Quotulatiousness

October 15, 2009

Remember: “Cellared in Canada” means it’s not Canadian wine

Filed under: Cancon, Law, Wine — Tags: , , — Nicholas @ 12:02

Michael Pinkus has a couple of anecdotes about the marketing sleight-of-hand that allows certain Canadian wineries to sell foreign-sourced wines as if they were Canadian:

Picture, if you will, a classroom of about 30 adult students. Teacher stands up at the front and writes the words “Cellared in Canada” on the blackboard, he then asks, “Who has heard this term?” Head nods of agreement, they have heard of this. The teacher then writes these three letters “V-Q-A” on the board, “Who’s heard this term?” he asks. Everyone again nods accession. “What’s the difference?” Silence ensues. There are then some attempts to explain the difference, but there always seems to be a little confusion in the definition. The words, “no, but thanks for playing,” escaped my lips on more than one occasion. Yes I was that teacher and this happened less than 2 weeks ago. With all the media hype surrounding Cellared in Canada the only thing anyone knows for sure is that somehow cellared wines are bad; but VQA, has somehow been lumped in there too, the term has gotten lost in all the hype. Truth is, these two terms should be as clear as night and day to Ontario wine drinkers.

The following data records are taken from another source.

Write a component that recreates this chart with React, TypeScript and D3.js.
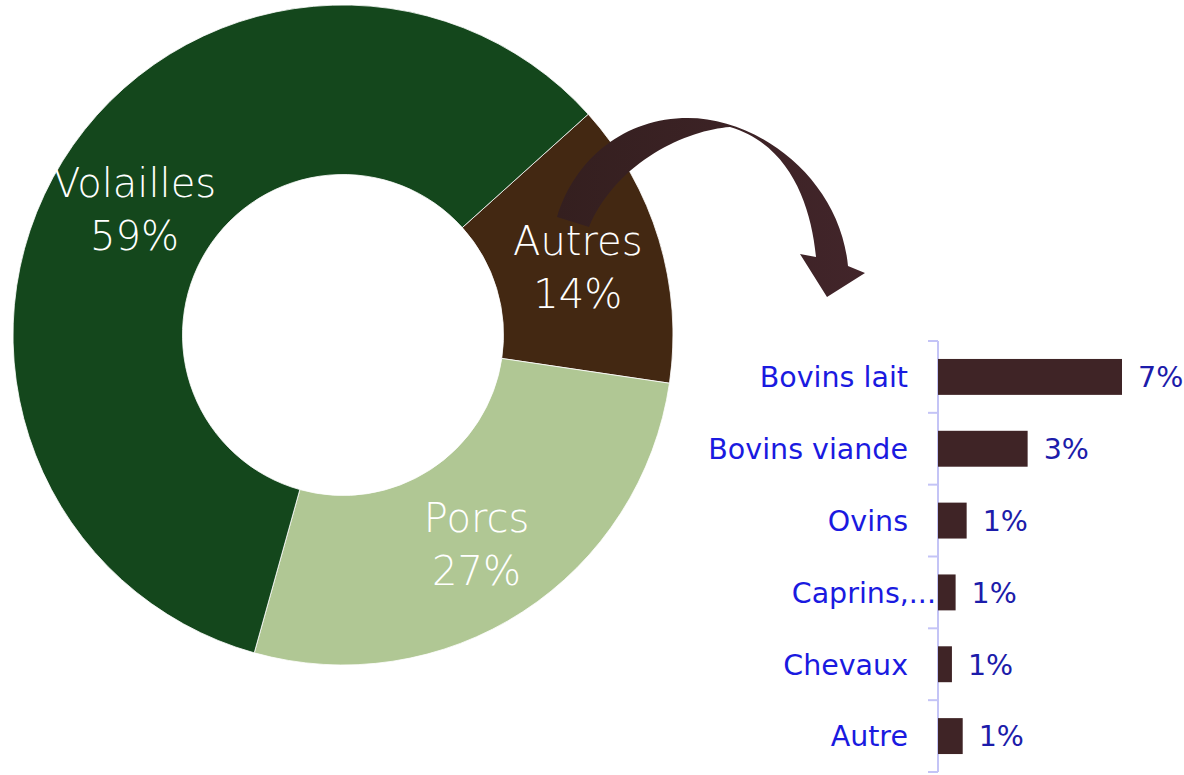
import React from "react";
import * as d3 from "d3";

const pieCategories = ["Autres", "Porcs", "Volailles"];
const pieValues = [14, 27, 59];
const pieColors = ["#432812", "#b0c794", "#14471c"];

const barCategories = ["Bovins lait", "Bovins viande", "Ovins", "Caprins,…", "Chevaux", "Autre"];
const barValues = [7.0, 3.41, 1.09, 0.67, 0.53, 0.94];
const barLabels = ["7%", "3%", "1%", "1%", "1%", "1%"];

const W = 1184;
const H = 775;
const FONT = "'DejaVu Sans', sans-serif";

export default function App() {
  const cx = 343, cy = 335, rOuter = 330, rInner = 160.5;
  const startDeg = 48;
  const pie = d3
    .pie<number>()
    .sort(null)
    .startAngle((startDeg * Math.PI) / 180)
    .endAngle(((startDeg + 360) * Math.PI) / 180);
  const arcs = pie(pieValues);
  const arc = d3.arc<d3.PieArcDatum<number>>().innerRadius(rInner).outerRadius(rOuter);

  const x = d3.scaleLinear().domain([0, 7]).range([938, 1122]);
  const y = d3.scaleBand<string>().domain(barCategories).range([341, 772]).paddingInner(0.5).paddingOuter(0.25);
  const yTicks = d3.scaleBand<string>().domain(barCategories).range([341, 772]);

  const arrow =
    "M557,217 C575,158 625,118 688,118 C760,118 840,180 848,266 L865,273 L827,297 L800,254 L816,257 C811,205 790,145 730,127 C688,130 618,160 589,227 Z";

  return (
    <svg width={W} height={H} style={{ position: "absolute", left: 0, top: 0 }}>
      <defs>
        <linearGradient id="arrowGrad" x1="0" x2="1" y1="0" y2="0">
          <stop offset="0" stopColor="#341f1f" />
          <stop offset="1" stopColor="#42252a" />
        </linearGradient>
      </defs>
      <rect width={W} height={H} fill="#ffffff" />
      <g transform={`translate(${cx},${cy})`}>
        {arcs.map((a, i) => (
          <path key={i} d={arc(a) || ""} fill={pieColors[i]} stroke="#ffffff" strokeWidth={0.8} />
        ))}
        {arcs.map((a, i) => {
          const [lx, ly] = arc.centroid(a);
          return (
            <text key={"t" + i} x={lx} y={ly} fill="#ffffff" fontFamily={FONT} fontWeight={200} fontSize={40} textAnchor="middle">
              <tspan x={lx} dy={-9}>{pieCategories[i]}</tspan>
              <tspan x={lx} dy={53}>{pieValues[i]}%</tspan>
            </text>
          );
        })}
      </g>
      <path d={arrow} fill="url(#arrowGrad)" />
      <line x1={938} x2={938} y1={341} y2={772} stroke="#c4c4f6" strokeWidth={2} />
      {barCategories.map((c, i) => (
        <line key={"tk" + i} x1={928} x2={938} y1={yTicks(c)!} y2={yTicks(c)!} stroke="#c4c4f6" strokeWidth={2} />
      ))}
      <line x1={928} x2={938} y1={772} y2={772} stroke="#c4c4f6" strokeWidth={2} />
      {barCategories.map((c, i) => {
        const truncated = c.endsWith("…");
        return (
          <g key={"b" + i}>
            <rect x={x(0)} y={y(c)!} width={x(barValues[i]) - x(0)} height={y.bandwidth()} fill="#3f2426" />
            <text
              x={truncated ? 936 : 908}
              y={y(c)! + y.bandwidth() / 2}
              dy="0.36em"
              textAnchor="end"
              fill="#1a1ae0"
              fontFamily={FONT}
              fontSize={28.5}
            >
              {truncated ? c.replace("…", "...") : c}
            </text>
            <text
              x={x(barValues[i]) + 16}
              y={y(c)! + y.bandwidth() / 2}
              dy="0.36em"
              textAnchor="start"
              fill="#1c1caa"
              fontFamily={FONT}
              fontSize={28.5}
            >
              {barLabels[i]}
            </text>
          </g>
        );
      })}
    </svg>
  );
}
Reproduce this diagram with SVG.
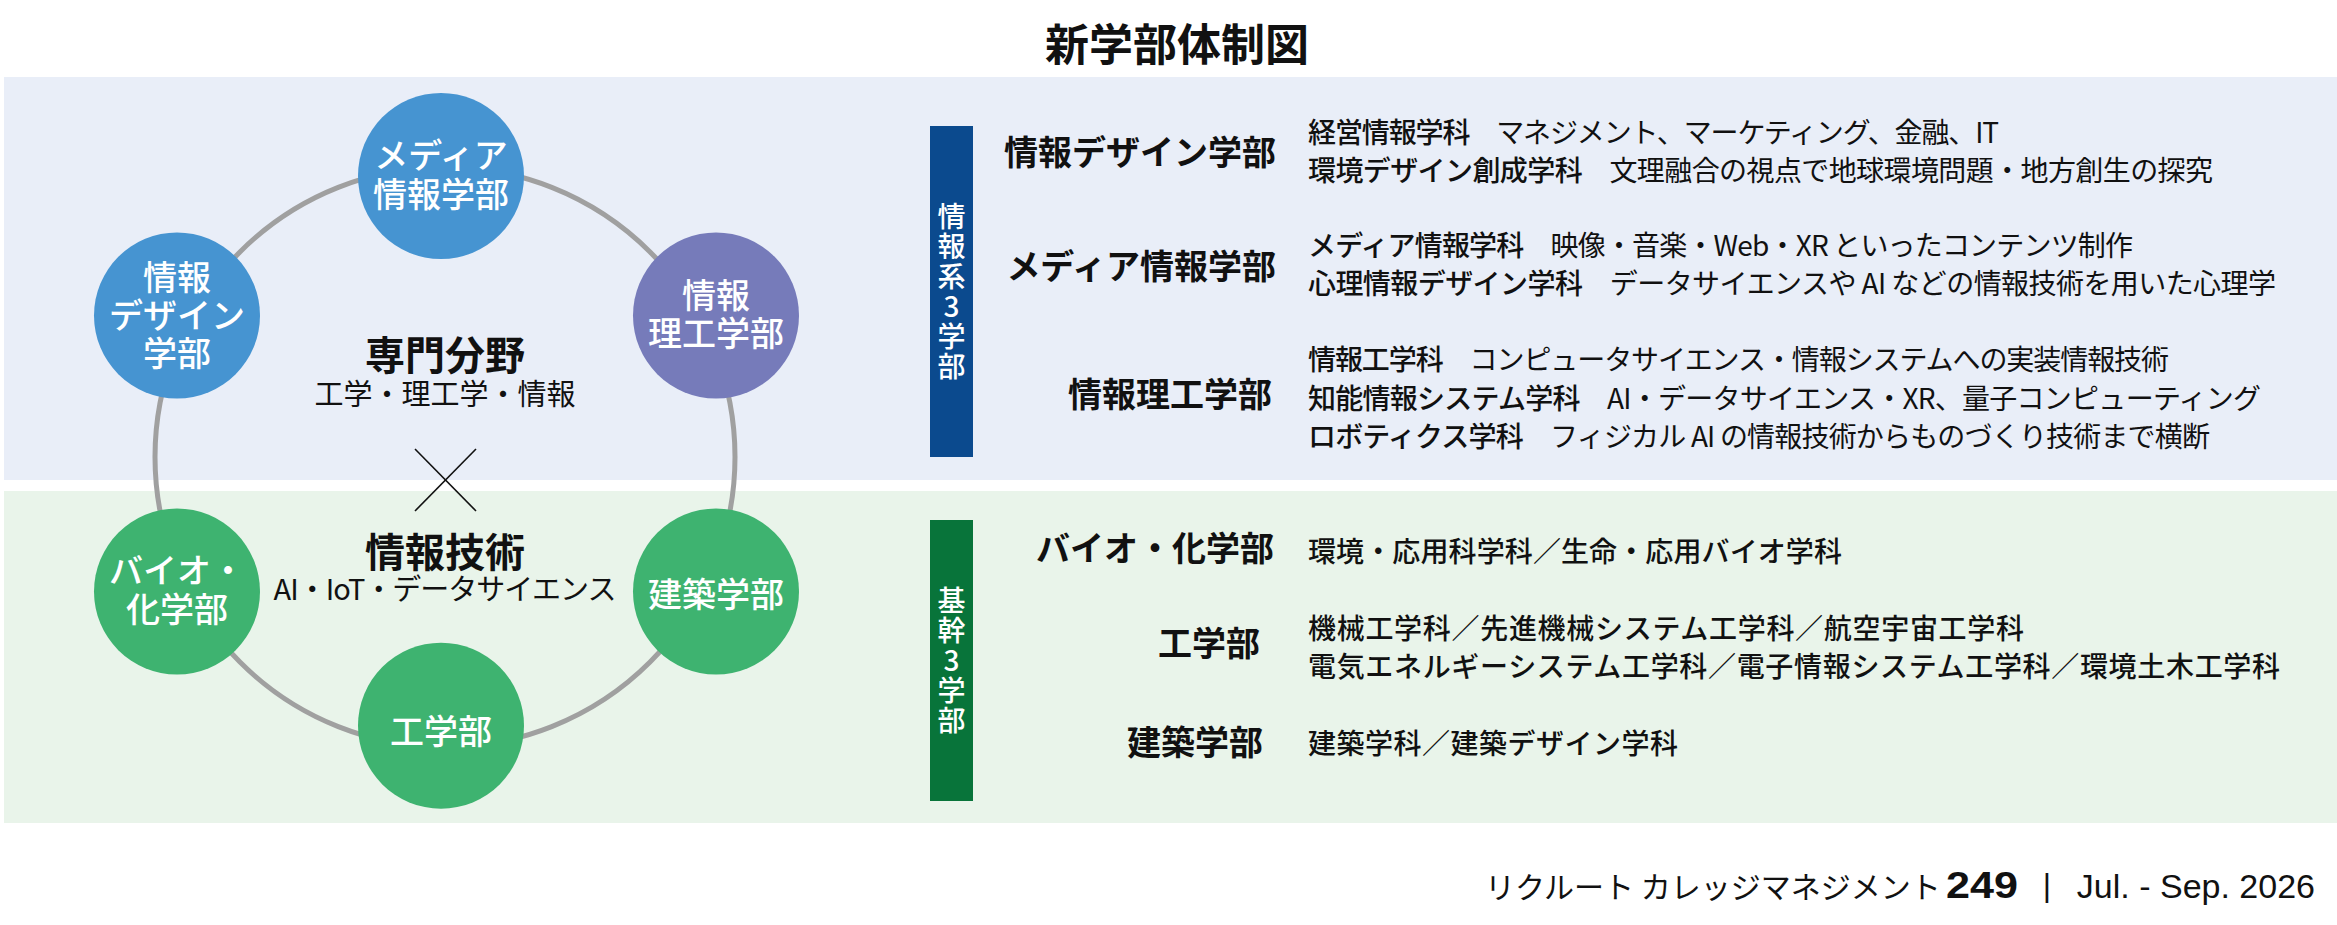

Now picture this. A man driving down the road, his cell phone rings, he answers, pleasantries are exchanged, then the question is posed, “What’s up?” The person on the other end of the phone is a winery owner with a very real concern, “We’re getting hammered here by irate customers telling us that they are disappointed with us and angry about being duped over our use of foreign grapes and off shore wines.” He pauses for dramatic effect, “We don’t make cellared wines, we’re strictly VQA, always have been always will be. Mike is there anything you can do?” Oh how I wish I could. My worst fears are now being realized; all Ontario wine is being painted with the sloppy broad-brush strokes of Cellared in Canada.

The two stories above are true and have come about due to the continuing controversy surrounding Cellared in Canada wine. Let’s be crystal clear about these two products: Cellared in Canada and VQA. Cellared in Canada is the foreign blend with 30% Ontario content (0% in B.C.); it is a bastard child with no home, an orphan with no earthly parentage. VQA, on the other hand is a purebred, it is 100% from the province it states, Ontario or B.C., currently the only 2 provinces with VQA regulations in place. A VQA wine has the flavour of its origin, it has a home, it has that aspect of “Terroir” the French so rightly hype. Terroir means soil, but it means more than that when talking about wine, it’s a combination, a culmination if you will, of everything mother nature brings to the table in any given year that goes into making that wine — the soil, the climate, the environment. VQA is Ontario wine — 100% — always has been, always will be — if it says VQA, it’s A-OK.

2 Comments

  1. …all Ontario wine is being painted with the sloppy broad-brush strokes of Cellared in Canada.

    Yes, but the author is forgetting how the VQA brand painted itself with the sloppy seconds of the “Do you VQA” marketing campaign. Remember that? The radio — and for all I know, print and TV ads — inserted the term “VQA” into scripts where the context was clearly sexual. While I enjoy a good romp through sexual innuendo as much as anyone, it struck me as being a particularly low-brow way to pimp quality wine. It profoundly cheapened the brand — and that’s all VQA is: a brand.

    …if it says VQA, it’s A-OK.

    Really? I thought that if it says VQA, it’s a three-way. Which, actually, would be A-OK with me, but I would not want to drink it.

    Comment by Lickmuffin — October 15, 2009 @ 13:47

  2. VQA brand painted itself with the sloppy seconds of the “Do you VQA” marketing campaign

    Oh, yes. That campaign. I was happy it went away . . . not the finest moment of the advertising profession.